Econs, perhaps, was the seemingly easiest one as the questions relied a lot from A-level past years (provided you studied past years before the exam). TS was even incredible: the teacher just recycled the entire paper from the past semester paper! I didn’t know whether I was lucky that I didn’t get to look at the semester paper beforehand, but that’s not important anymore-I’ll probably drop soon.
Now allow me for my pent-up second grudge. The teachers have a tacit with students on NOT to privy past semester papers. When I stepped into the college, I already found the library incomplete not to have past semester papers. It turned out that, the papers are hermetic that we aren’t supposed to know from A to Z. A possible rationale: they wanted to reuse some questions. So what? Is it that hard to devise a new set of questions, or at lest, cull from the past years (or better still, from other boards)? The problem to students, is, most past years actual paper couldn’t measure up with the difficulty set by school teachers (esp math and physics). Don’t we have a right to have a picture on the difficulty of the papers? If they are to continue the practice, please, give us sample questions to solve our pre-exam fret.
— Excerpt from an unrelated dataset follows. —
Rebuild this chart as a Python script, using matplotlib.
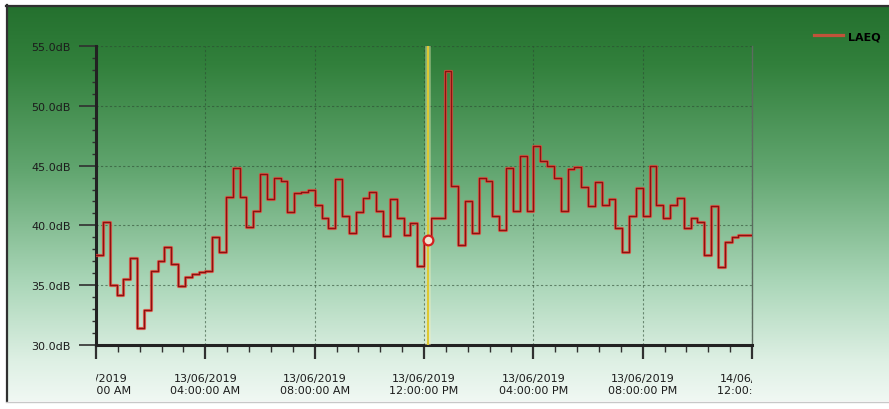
import numpy as np
import pandas as pd
import matplotlib
matplotlib.use("Agg")
import matplotlib.pyplot as plt
import matplotlib.dates as mdates
from matplotlib.patches import Rectangle
from matplotlib.ticker import MultipleLocator

# LAeq, 15 minute intervals starting 13/06/2019 00:00
laeq = [37.5, 40.3, 35.0, 34.2, 35.5, 37.3, 31.4, 32.9, 36.2, 37.0, 38.2, 36.8,
        34.9, 35.7, 35.9, 36.1, 36.2, 39.0, 37.8, 42.4, 44.8, 42.4, 39.9, 41.2,
        44.3, 42.2, 44.0, 43.7, 41.1, 42.7, 42.8, 43.0, 41.7, 40.6, 39.8, 43.9,
        40.8, 39.4, 41.1, 42.3, 42.8, 41.2, 39.1, 42.2, 40.6, 39.2, 40.2, 36.6,
        38.8, 40.6, 40.6, 52.9, 43.3, 38.4, 42.0, 39.4, 44.0, 43.7, 40.8, 39.6,
        44.8, 41.2, 45.8, 41.2, 46.6, 45.4, 45.0, 44.0, 41.2, 44.7, 44.9, 43.2,
        41.6, 43.6, 41.7, 42.2, 39.8, 37.8, 40.8, 43.1, 40.8, 45.0, 41.7, 40.6,
        41.7, 42.3, 39.8, 40.6, 40.3, 37.5, 41.6, 36.5, 38.6, 39.0, 39.2, 39.2]
times = pd.date_range("2019-06-13 00:00", periods=len(laeq), freq="15min")

cursor_time = pd.Timestamp("2019-06-13 12:08")
cursor_index = 48
series_name = "LAEQ"

y_ticks = [30, 35, 40, 45, 50, 55]
x_label_hours = [0, 4, 8, 12, 16, 20, 24]

W, H = 889, 410
fig = plt.figure(figsize=(W / 100, H / 100), dpi=100)
fig.patch.set_facecolor("white")

# green gradient panel behind everything
bg = fig.add_axes([0, 0, 1, 1], zorder=-5)
stops = [0.0, 0.15, 0.42, 0.7, 0.9, 1.0]
cols = np.array([[36, 112, 46], [50, 128, 60], [98, 166, 112],
                 [170, 214, 184], [222, 240, 228], [240, 248, 243]]) / 255
yy = np.linspace(0, 1, 400)
grad = np.stack([np.interp(yy, stops, cols[:, c]) for c in range(3)], axis=1)
img = np.repeat(grad[:, None, :], 10, axis=1)
bg.imshow(img, aspect="auto", extent=[6, W, 402, 6], interpolation="bilinear")
bg.plot([6.5, 6.5], [6, 402], color="#303030", lw=1.6)
bg.plot([6, W], [6.5, 6.5], color="#303030", lw=1.6)
bg.plot([6, W], [402.5, 402.5], color="#c8c8c8", lw=1)
bg.set_xlim(0, W)
bg.set_ylim(H, 0)
bg.axis("off")

ax = fig.add_axes([96 / W, 1 - 346 / H, (752 - 96) / W, (346 - 47) / H])
ax.set_facecolor("none")

t0 = times[0]
edges = list(times) + [t0 + pd.Timedelta(hours=24)]
vals = laeq + [laeq[-1]]
halo, = ax.step(edges, vals, where="post", color="#e84a3c", lw=2.3, alpha=0.8, zorder=3)
ax.step(edges, vals, where="post", color="#8e1010", lw=1.0, zorder=4)

# cursor
ax.axvline(cursor_time, color="#f4f0c0", lw=4, alpha=0.45, zorder=5)
ax.axvline(cursor_time, color="#ddc832", lw=1.5, zorder=6)
ax.plot([cursor_time], [laeq[cursor_index]], "o", ms=7, mfc="#f2e2d2",
        mec="#d42020", mew=1.6, zorder=7)

ax.set_xlim(t0, t0 + pd.Timedelta(hours=23, minutes=46))
ax.set_ylim(30, 55)

ax.set_yticks(y_ticks)
ax.set_yticklabels([f"{v:.1f}dB" for v in y_ticks])
ax.yaxis.set_minor_locator(MultipleLocator(1))
ax.xaxis.set_major_locator(mdates.HourLocator(byhour=[0, 4, 8, 12, 16, 20]))
minor_x = pd.date_range(t0, periods=31, freq="48min")
ax.set_xticks(minor_x, minor=True)
ax.set_xticklabels([])

ax.tick_params(axis="y", which="major", length=12, width=1.2, color="#303030",
               labelsize=8, labelcolor="#1c1c1c", pad=6)
ax.tick_params(axis="y", which="minor", length=3, width=1, color="#303030")
ax.tick_params(axis="x", which="major", length=10, width=1.6, color="#303030")
ax.tick_params(axis="x", which="minor", length=5, width=1, color="#303030")

ax.grid(True, which="major", color="#2c4a32", lw=0.8, ls=(0, (2, 2)), alpha=0.6)

for side in ["left", "bottom"]:
    ax.spines[side].set_color("#222222")
    ax.spines[side].set_linewidth(2.2)
ax.spines["top"].set_visible(False)
ax.spines["right"].set_color("#5c6c60")
ax.spines["right"].set_linewidth(1)

# date labels, clipped to the plot width
clip = Rectangle((0, -1), 1, 3, transform=ax.transAxes)
for h in x_label_hours:
    t = t0 + pd.Timedelta(hours=h)
    txt = ax.text(t, -0.095, t.strftime("%d/%m/%Y\n%I:%M:%S %p"),
                  transform=ax.get_xaxis_transform(), ha="center", va="top",
                  fontsize=8, color="#1c1c1c", linespacing=1.15, clip_on=True)
    txt.set_clip_path(clip)

fig.legend([halo], [series_name], loc="center left", frameon=False,
           bbox_to_anchor=(804 / W, 1 - 37 / H), handlelength=2.6,
           handletextpad=0.5, prop={"size": 8, "weight": "bold"})

fig.savefig("out.png", dpi=100)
Back to the question, are we nerds? This is true if you are to compare with other Pre-U programs in the college. E.g. my friend (who transferred from Foundation to A-Levels) cited that, there was a convivial party session, opened to all students in Sunway College, which garnered support from every programme except A-Levels. Corroboration with the general perspective of we being nerds. But, studying aside, we do have social activities, mainly contributed by student ambassador and volunteerism. This is good as we are not complete nerds yet, and we know how to take actions in the margin. After all, its one-month break now. “Enjoy your break, because you will be in the hell when you return next year”, says Ms Amy, my Applied Math teacher. Time to “unnerd!”